That example certainly isn't clear.
I don't think you need the kill -CONT, as far as I can tell the -USR1 will
display the info and just carry on without
any other requirement.
So it's not obvious to me what the kill $pid in the original example is
supposed to do, if you look at the info page
for dd it uses a more complex example that makes some more sense:
Sending an `INFO' signal to a running `dd' process makes it print
I/O statistics to standard error and then resume copying. In the
example below, `dd' is run in the background to copy 10 million blocks.
The `kill' command makes it output intermediate I/O statistics, and
when `dd' completes normally or is killed by the `SIGINT' signal, it
outputs the final statistics.
$ dd if=/dev/zero of=/dev/null count=10MB & pid=$!
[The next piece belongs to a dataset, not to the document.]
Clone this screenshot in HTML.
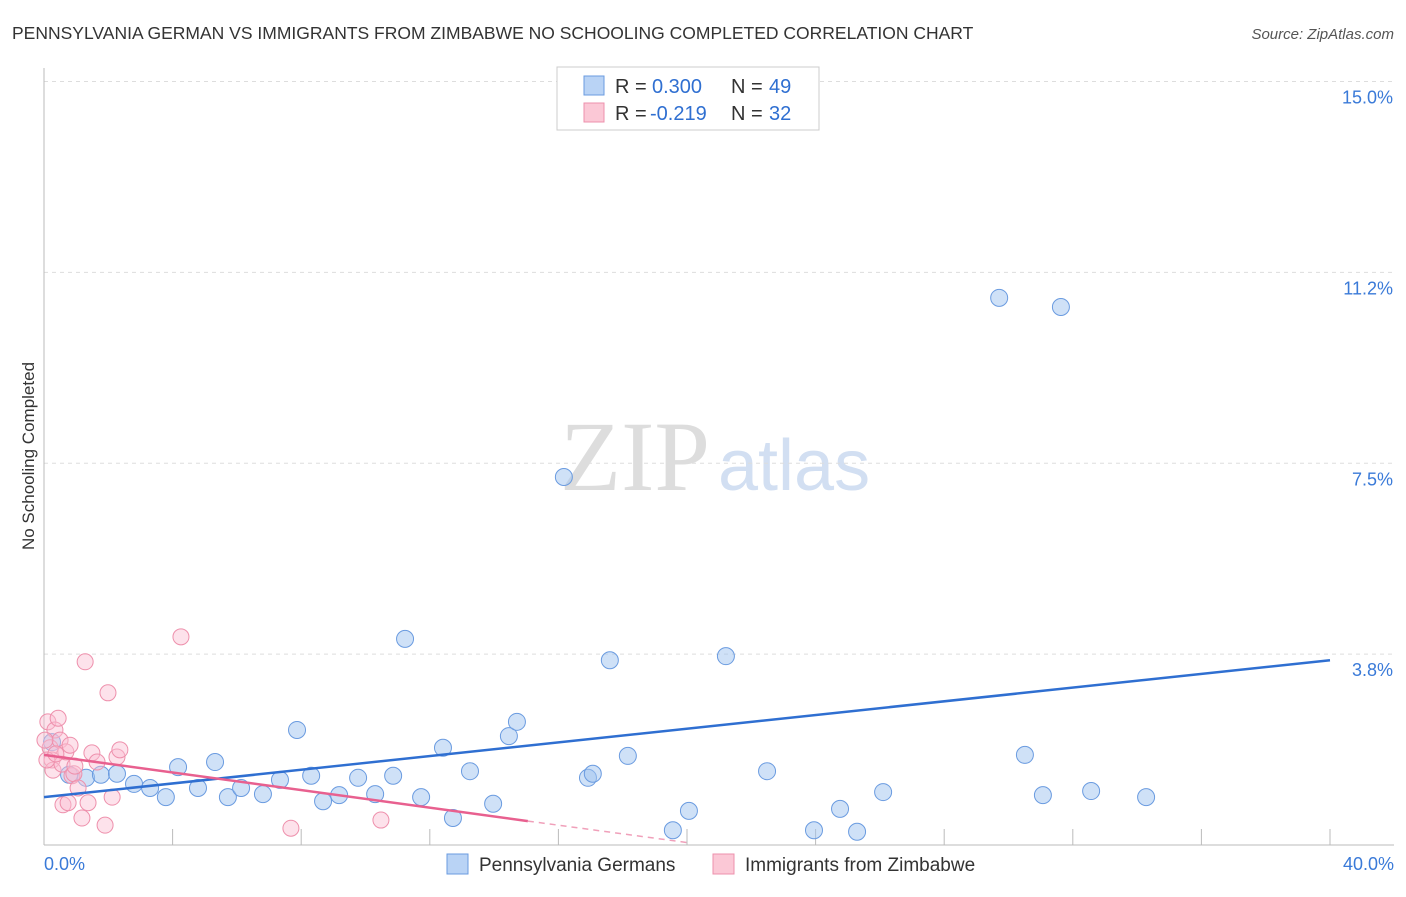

$ kill -s INFO $pid; wait $pid
3385223+0 records in
3385223+0 records out
1733234176 bytes (1.7 GB) copied, 6.42173 seconds, 270 MB/s
10000000+0 records in
10000000+0 records out
5120000000 bytes (5.1 GB) copied, 18.913 seconds, 271 MB/s
On systems lacking the `INFO' signal `dd' responds to the `USR1'
signal instead, unless the `POSIXLY_CORRECT' environment variable is
set.
It's possible the kill $pid in the example is just there to kill off
the backgrounded dd.
Confirming because at the very least the example is confusing.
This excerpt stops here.